Tradek promised to be much more than an online broker. “We view the stock as a play on a paradigm shift in the financial services industry,” Deutsche Morgan Grenfell said.
“The Internet will allow consumers to take direct control of their financial affairs with minimum assistance from intermediaries.”
“Tradek will be positioned as a virtual private bank to take advantage of this paradigm shift.”
Tradek’s turbulent ride, and Vestact is born
Tradek’s financial results for the year ended 31 March 2000 showed revenue of R18.5 million, primarily from brokerage charges.
Unlike many other online businesses at the time, Tradek reported a profit after tax of R2.3 million and relatively strong earnings per share.
Theron, who served as Tradek CEO, said during the results that their growth strategy was progressing as expected.
The platform was signing up 2,000 new clients per month, ahead of projections, and the Tradek website was growing rapidly.
Tradek aimed to be South Africa’s leading financial services portal by offering private clients a range of financial solutions, including investment, banking, and insurance products.
Disaster struck when the dotcom bubble burst, and one of Tradek’s main shareholders, Sanlam, wanted to get out.
Tradek’s JSE listing was suspended in January 2003 and delisted in March 2003 after minority shareholders accepted an offer from Northpark.
Theron said he learned a great deal from Tradek and the other businesses he was involved in, which helped him to start Vestact.
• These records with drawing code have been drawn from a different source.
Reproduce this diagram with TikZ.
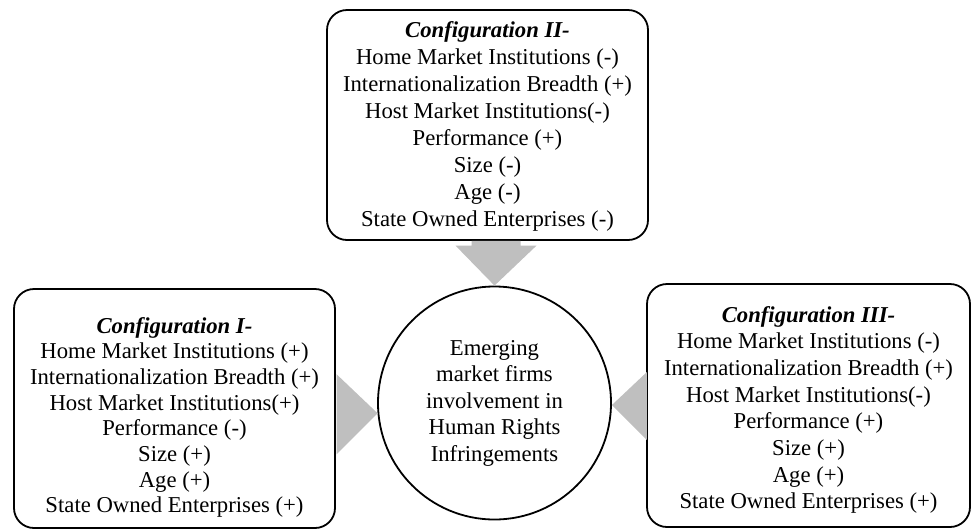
\documentclass[tikz,border=0pt]{standalone}
\usepackage{fontspec}
\setmainfont{Liberation Serif}
\usetikzlibrary{calc}
\definecolor{arrowgray}{RGB}{191,191,191}
\newcommand{\firstln}{\rule{0pt}{18pt}}
\newcommand{\lastln}{\rule[-18pt]{0pt}{18pt}}
\begin{document}
\begin{tikzpicture}[x=1pt,y=-1pt,
  cfgbox/.style={draw=black, line width=1.8pt, rounded corners=20pt, inner sep=0pt},
  cfgtext/.style={align=center, inner sep=0pt},
  hub/.style={draw=black, circle, line width=1.8pt, inner sep=0pt, minimum size=233pt},
  arrowfill/.style={fill=arrowgray}]
\useasboundingbox (0,0) rectangle (972,531);

% boxes
\node[cfgbox, minimum width=321pt, minimum height=230pt] (tbox) at (487.5,125) {};
\node[cfgbox, minimum width=321pt, minimum height=239pt] (lbox) at (174.5,408.5) {};
\node[cfgbox, minimum width=323pt, minimum height=243pt] (rbox) at (808.5,405.5) {};
\node[hub] (circ) at (494.5,403) {};

% texts
\node[cfgtext, font=\fontsize{22.7}{27}\selectfont] (ttext) at (487.5,132)
 {\firstln\textbf{\textit{Configuration II-}}\\ Home Market Institutions (-)\\ Internationalization Breadth (+)\\ Host Market Institutions(-)\\ Performance (+)\\ Size (-)\\ Age (-)\\ State Owned Enterprises (-)\lastln};
\node[cfgtext, font=\fontsize{22.7}{25.7}\selectfont] (ltext) at (174.5,423)
 {\firstln\textbf{\textit{Configuration I-}}\\ Home Market Institutions (+)\\ Internationalization Breadth (+)\\ Host Market Institutions(+)\\ Performance (-)\\ Size (+)\\ Age (+)\\ State Owned Enterprises (+)\lastln};
\node[cfgtext, font=\fontsize{22.7}{26.7}\selectfont] (rtext) at (808.5,415.5)
 {\firstln\textbf{\textit{Configuration III-}}\\ Home Market Institutions (-)\\ Internationalization Breadth (+)\\ Host Market Institutions(-)\\ Performance (+)\\ Size (+)\\ Age (+)\\ State Owned Enterprises (+)\lastln};
\node[cfgtext, font=\fontsize{22.7}{26.5}\selectfont] (ctext) at (494.5,408)
 {\firstln Emerging\\ market firms\\ involvement in\\ Human Rights\\ Infringements\lastln};

% arrows
\coordinate (ttip) at (circ.north);
\fill[arrowfill] let \p1=(ttip), \p2=(tbox.south) in
  ({\x1-23pt},{\y2}) -- ({\x1-23pt},{\y1+40pt}) -- ({\x1-39pt},{\y1+40pt}) -- (ttip)
  -- ({\x1+42pt},{\y1+40pt}) -- ({\x1+26pt},{\y1+40pt}) -- ({\x1+26pt},{\y2}) -- cycle;
\coordinate (ltip) at (circ.185);
\fill[arrowfill] (ltip) -- ($(ltip)+(-41,-39)$) -- ($(ltip)+(-41,41)$) -- cycle;
\coordinate (rtip) at (circ.-1);
\fill[arrowfill] (rtip) -- ($(rtip)+(35,-33)$) -- ($(rtip)+(35,35)$) -- cycle;
\end{tikzpicture}
\end{document}
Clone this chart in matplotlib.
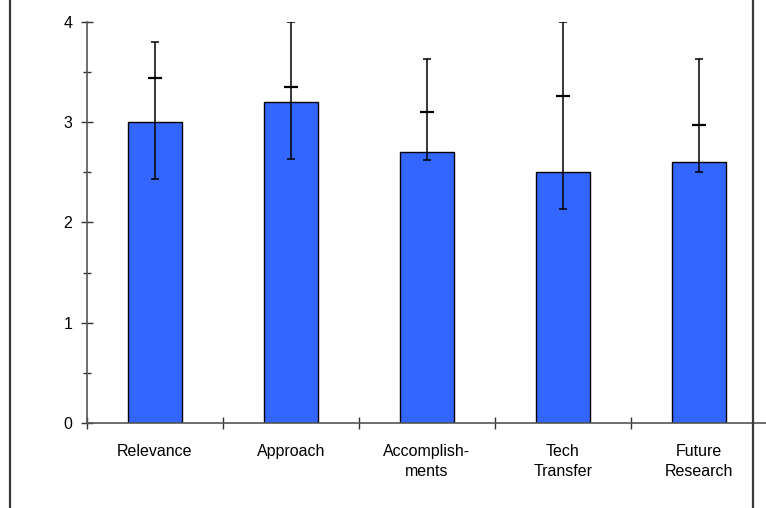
import matplotlib.pyplot as plt
from matplotlib.lines import Line2D
import numpy as np

plt.rcParams["font.family"] = ["Liberation Sans", "DejaVu Sans"]

# Data
categories = ["Relevance", "Approach", "Accomplish-\nments", "Tech\nTransfer", "Future\nResearch"]
means = [3.0, 3.2, 2.7, 2.5, 2.6]
lows = [2.43, 2.63, 2.62, 2.13, 2.5]
highs = [3.8, 4.0, 3.63, 4.0, 3.63]
marks = [3.44, 3.35, 3.10, 3.26, 2.97]
y_ticks = [0, 1, 2, 3, 4]

W, H = 766, 508
fig = plt.figure(figsize=(W / 100, H / 100), dpi=100)
ax = fig.add_axes([87 / W, (H - 423) / H, 680 / W, 401 / H])

x = np.arange(len(categories)) + 0.5
means_arr = np.array(means)
yerr = [means_arr - np.array(lows), np.array(highs) - means_arr]

ax.bar(x, means, width=0.4, color="#3366FF", edgecolor="black", linewidth=1.0, zorder=2)
ax.errorbar(x, means, yerr=yerr, fmt="none", ecolor="black", elinewidth=1.1,
            capsize=2.6, capthick=1.1, zorder=3)
ax.plot(x, marks, linestyle="none", marker="_", markersize=9.5,
        markeredgewidth=1.6, color="black", zorder=4)

ax.set_xlim(0, len(categories))
ax.set_ylim(0, 4)

# y axis: major ticks with labels, minor at half steps, both crossing
ax.set_yticks(y_ticks)
ax.set_yticks(np.arange(0.5, 4, 1.0), minor=True)
ax.tick_params(axis="y", which="major", direction="inout", length=8, width=1,
               labelsize=11.5, pad=6.5, color="#333333")
ax.tick_params(axis="y", which="minor", direction="inout", length=5.5, width=1,
               color="#333333")

# x axis: ticks at category boundaries, labels at centers
ax.set_xticks(np.arange(0, len(categories) + 1))
ax.set_xticklabels([])
ax.set_xticks(x, minor=True)
ax.set_xticklabels(categories, minor=True, linespacing=1.45)
ax.tick_params(axis="x", which="major", direction="inout", length=8.5, width=1,
               color="#333333")
ax.tick_params(axis="x", which="minor", length=0, labelsize=11.5, pad=15)

for side in ["top", "right"]:
    ax.spines[side].set_visible(False)
for side in ["left", "bottom"]:
    ax.spines[side].set_color("#555555")
    ax.spines[side].set_linewidth(1.2)

# outer frame edges (only the side edges are visible in the crop)
for xf in [9.5 / W, 752.5 / W]:
    fig.add_artist(Line2D([xf, xf], [0, 1], transform=fig.transFigure,
                          color="#3a3a3a", linewidth=1.6))

fig.savefig("out.png", dpi=100)
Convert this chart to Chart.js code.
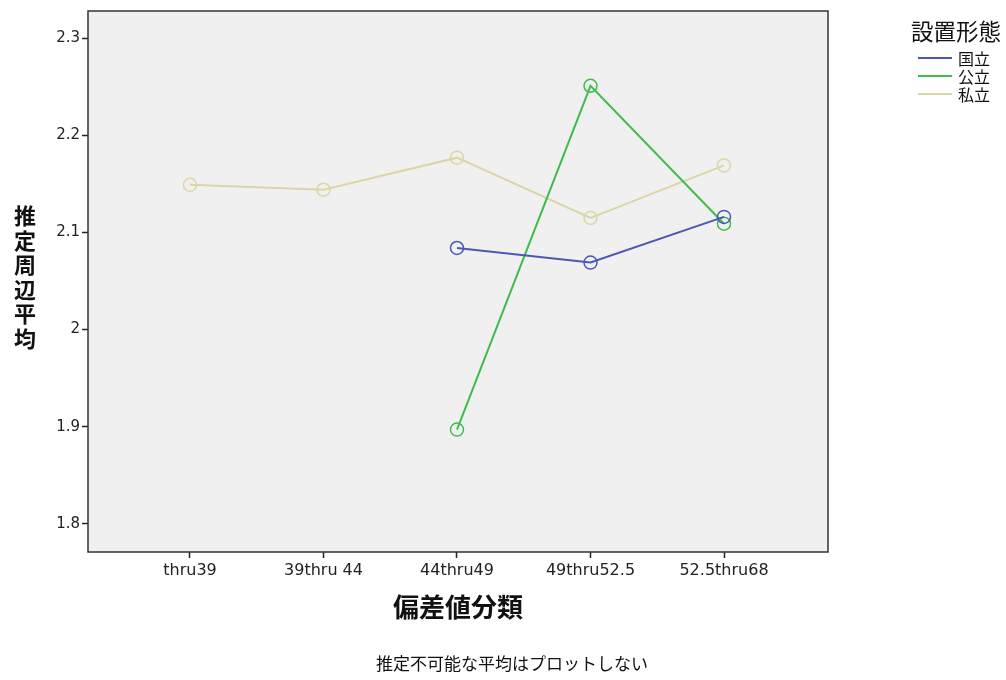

“I learned all the errors one can make when building a business and worked out how to do it properly, which is what I did with Vestact,” he said.
It had a slow start as the firm was started with no clients, but with a focus on international investments, it received a huge boost under Jacob Zuma’s presidency.
“South Africans realised they must externalise their investments, which gave our firm a big push,” Theron said.
The firm gained tremendous traction among South Africans who wanted to build an international portfolio in dollars.
Today, Vestact is a household name in investment circles with R7.5 billion under management, most of it in US dollars in New York.